Thursday, November 2, 2017

Profound Truths

I love myths.   We all went through school – elementary and otherwise – learning about the gods and goddesses and the trials and tribulations of those who offended them.    Most of us read Homer’s Odyssey and the Iliad.   We know of Zeus and all the rest.  One of my favorites is Hercules.

Our Bible has many myths – a fact that confounds and angers those who believe it’s all factual and historical.  Our problem is the definition of myth and our associating myths with the gods of Homer and the myths of Greek and Roman religions.  

According to Harvey Cox, author of “How to Read the Bible” (2015) and Harvard Divinity Professor, “…myth is a narrative that, although not necessarily factually accurate, is nonetheless true in a deeper and more significant sense.   A myth is essentially true because it is a symbol, and a symbol is something that points beyond itself to a truth that might be difficult or impossible to express in ordinary language.  In this sense a myth is a narrated symbol just as a ritual is an enacted symbol.  

For example, when we say the Adam and Eve story is a myth, we suggest it is a story that is not empirically factual, but one that nonetheless illuminates a profound truth about the human condition.  Much of the difficulty we have in reading the Bible today results from literalism – when we mistakenly look for facts instead of recognizing and appreciating the profound truth of myth.” 

Unfortunately, we have inherited the view of St. Augustine who, according to Stephen Greenblatt in his 2017 book “The Rise and Fall of Adam and Eve,” “succeeded in establishing as a key principle the literal reality of the events in the Garden.  The insistence on the reality of Eve’s conversation with the serpent gave witch-hunters [like Dominican friars Kramer and Sprenger in their 1486 book “The Hammer of Witches”] the opening they needed, and their claims [witchcraft accusations] were reinforced by the mass-produced and increasingly powerful images of the fateful scene in the Garden of Eden.”
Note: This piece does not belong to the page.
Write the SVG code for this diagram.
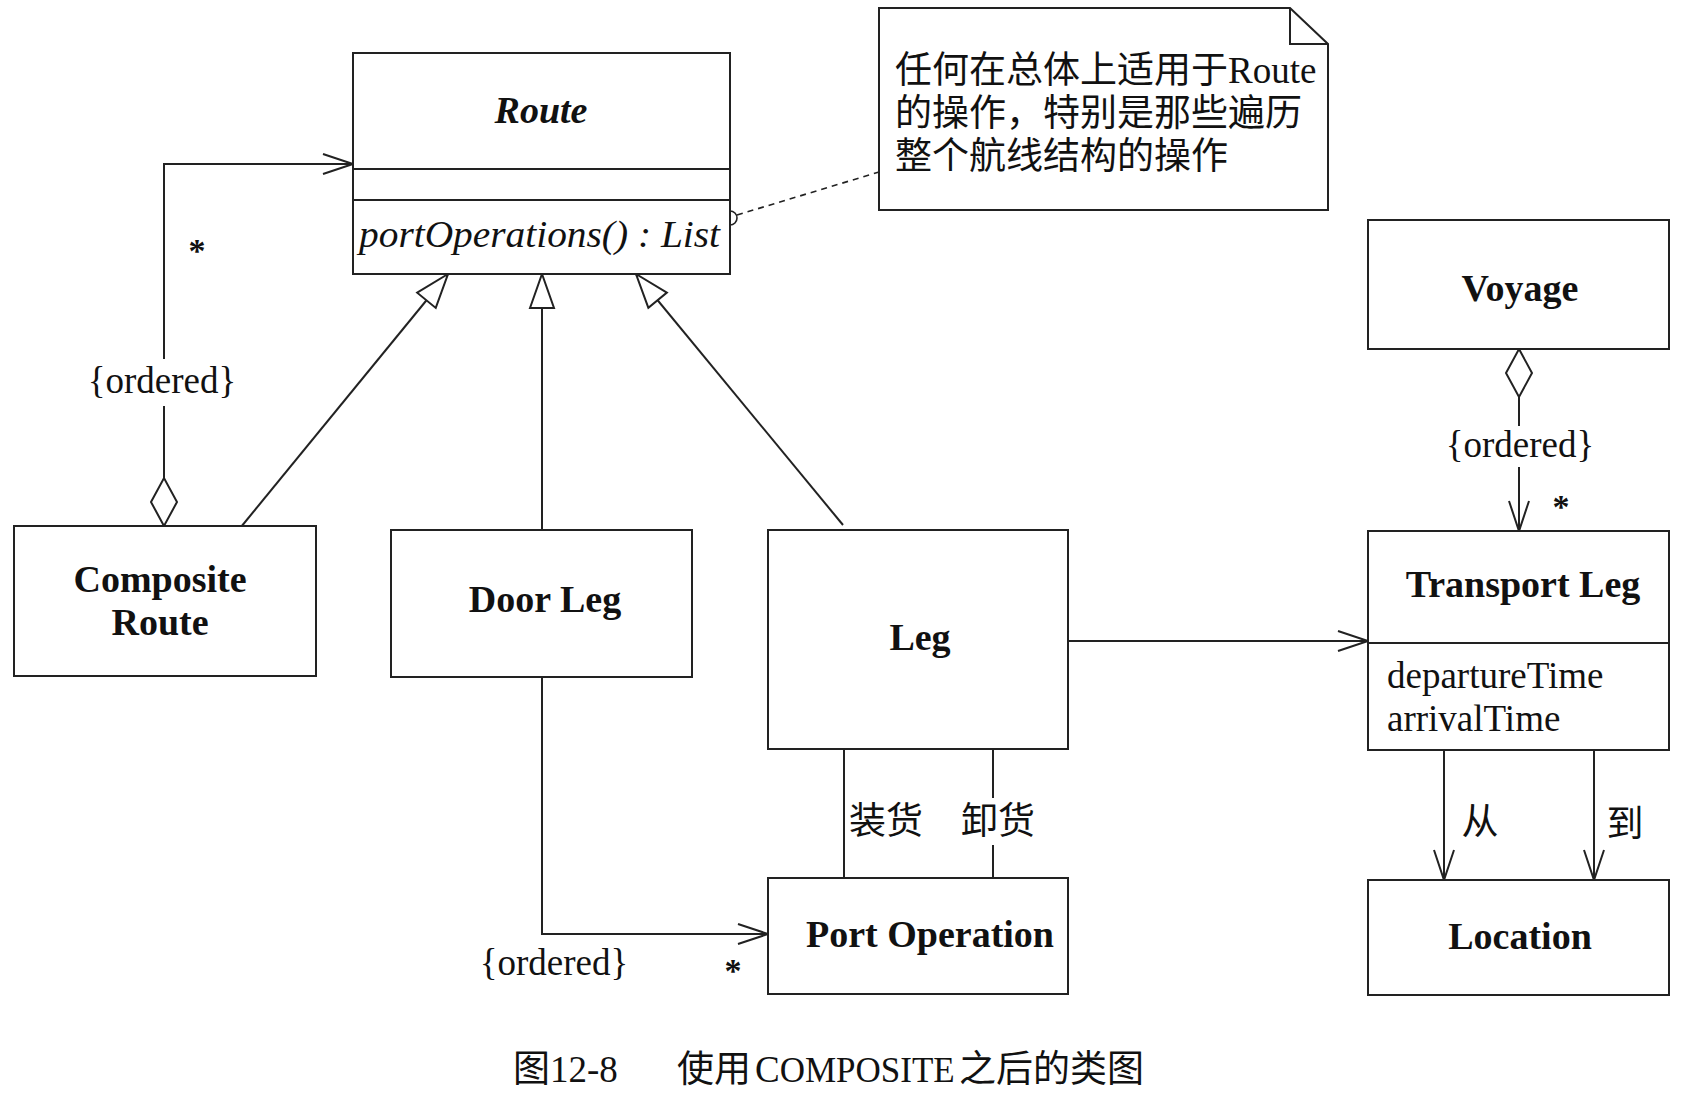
<svg xmlns="http://www.w3.org/2000/svg" width="1690" height="1114" viewBox="0 0 1690 1114">
<style>
.box{fill:#fff;stroke:#222;stroke-width:2}
.ln{fill:none;stroke:#222;stroke-width:2}
.dash{fill:none;stroke:#222;stroke-width:1.6;stroke-dasharray:6 5}
.name{font-family:"Liberation Serif","Noto Sans CJK SC",serif;font-weight:bold;font-size:38px;fill:#111;text-anchor:middle}
.txt{font-family:"Liberation Serif","Noto Sans CJK SC",serif;font-size:37px;fill:#111}
.mid{text-anchor:middle}
.star{font-family:"Liberation Serif",serif;font-size:34px;font-weight:bold;fill:#111;text-anchor:middle}
</style>
<defs>
<marker id="arrow" viewBox="-34 -14 38 28" refX="0" refY="0" markerWidth="38" markerHeight="28" orient="auto" markerUnits="userSpaceOnUse" overflow="visible">
<path d="M-30,-10 L0,0 L-30,10" fill="none" stroke="#222" stroke-width="2"/>
</marker>
<marker id="tri" viewBox="-38 -16 42 32" refX="0" refY="0" markerWidth="42" markerHeight="32" orient="auto" markerUnits="userSpaceOnUse" overflow="visible">
<path d="M-34,-12 L0,0 L-34,12 Z" fill="#fff" stroke="#222" stroke-width="2"/>
</marker>
<marker id="dia" viewBox="-4 -16 56 32" refX="0" refY="0" markerWidth="56" markerHeight="32" orient="auto" markerUnits="userSpaceOnUse" overflow="visible">
<path d="M0,0 L24,-13 L48,0 L24,13 Z" fill="#fff" stroke="#222" stroke-width="2"/>
</marker>
</defs>
<rect width="1690" height="1114" fill="#fff"/>

<g id="connectors">
<path class="ln" d="M164,526 L164,406" marker-start="url(#dia)"/>
<path class="ln" d="M164,359 L164,164 L353,164" marker-end="url(#arrow)"/>
<text class="txt mid" x="162" y="393">{ordered}</text>
<text class="star" x="197" y="262">*</text>
<path class="ln" d="M241,527 L448,274" marker-end="url(#tri)"/>
<path class="ln" d="M542,530 L542,274" marker-end="url(#tri)"/>
<path class="ln" d="M843,525 L636,274" marker-end="url(#tri)"/>
<path class="ln" d="M542,677 L542,934 L768,934" marker-end="url(#arrow)"/>
<text class="txt mid" x="554" y="975">{ordered}</text>
<text class="star" x="733" y="982">*</text>
<path class="ln" d="M844,749 L844,878"/>
<path class="ln" d="M993,749 L993,798"/>
<path class="ln" d="M993,845 L993,878"/>
<text class="txt" x="849" y="834">装货</text>
<text class="txt mid" x="998" y="834">卸货</text>
<path class="ln" d="M1068,641 L1368,641" marker-end="url(#arrow)"/>
<path class="ln" d="M1519,349 L1519,426" marker-start="url(#dia)"/>
<path class="ln" d="M1519,467 L1519,531" marker-end="url(#arrow)"/>
<text class="txt mid" x="1520" y="457">{ordered}</text>
<text class="star" x="1561" y="518">*</text>
<path class="ln" d="M1444,750 L1444,880" marker-end="url(#arrow)"/>
<path class="ln" d="M1594,750 L1594,880" marker-end="url(#arrow)"/>
<text class="txt mid" x="1480" y="835">从</text>
<text class="txt mid" x="1625" y="837">到</text>
<circle cx="730" cy="218" r="7" fill="#fff" stroke="#222" stroke-width="1.6"/>
<path class="dash" d="M737,215 L879,172"/>
</g>

<g id="route">
<rect class="box" x="353" y="53" width="377" height="221"/>
<line class="ln" x1="353" y1="169" x2="730" y2="169"/>
<line class="ln" x1="353" y1="200" x2="730" y2="200"/>
<text class="name" x="541" y="123" font-style="italic">Route</text>
<text class="txt" x="359" y="247" font-style="italic" textLength="361" lengthAdjust="spacingAndGlyphs">portOperations() : List</text>
</g>

<g id="note">
<path class="box" d="M879,8 L1290,8 L1328,44 L1328,210 L879,210 Z"/>
<path class="ln" d="M1290,8 L1290,44 L1328,44"/>
<text class="txt" x="895" y="83">任何在总体上适用于Route</text>
<text class="txt" x="895" y="126">的操作，特别是那些遍历</text>
<text class="txt" x="895" y="169">整个航线结构的操作</text>
</g>

<g id="composite-route">
<rect class="box" x="14" y="526" width="302" height="150"/>
<text class="name" x="160" y="592">Composite</text>
<text class="name" x="160" y="635">Route</text>
</g>

<g id="door-leg">
<rect class="box" x="391" y="530" width="301" height="147"/>
<text class="name" x="545" y="612">Door Leg</text>
</g>

<g id="leg">
<rect class="box" x="768" y="530" width="300" height="219"/>
<text class="name" x="920" y="650">Leg</text>
</g>

<g id="port-operation">
<rect class="box" x="768" y="878" width="300" height="116"/>
<text class="name" x="930" y="947">Port Operation</text>
</g>

<g id="voyage">
<rect class="box" x="1368" y="220" width="301" height="129"/>
<text class="name" x="1520" y="301">Voyage</text>
</g>

<g id="transport-leg">
<rect class="box" x="1368" y="531" width="301" height="219"/>
<line class="ln" x1="1368" y1="643" x2="1669" y2="643"/>
<text class="name" x="1523" y="597">Transport Leg</text>
<text class="txt" x="1387" y="688">departureTime</text>
<text class="txt" x="1387" y="731">arrivalTime</text>
</g>

<g id="location">
<rect class="box" x="1368" y="880" width="301" height="115"/>
<text class="name" x="1520" y="949">Location</text>
</g>

<g id="caption">
<text class="txt" font-size="40" y="1082"><tspan x="513">图12-8</tspan><tspan x="677">使用</tspan><tspan x="755">C</tspan><tspan font-size="35">OMPOSITE</tspan><tspan x="959">之后的类图</tspan></text>
</g>
</svg>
Let’s try to be more comfortable with the myths of the Bible.  They give us profound truths we all can appreciate and our children can understand.  

I’ll still read about Apollo, Hera, Athena and all the rest of the gods and goddesses for enjoyment.  But the Bible is another story(ies).  That we all should read for many truth-giving myths – truths that testify to the human condition and the never-ending struggle we have between good and evil.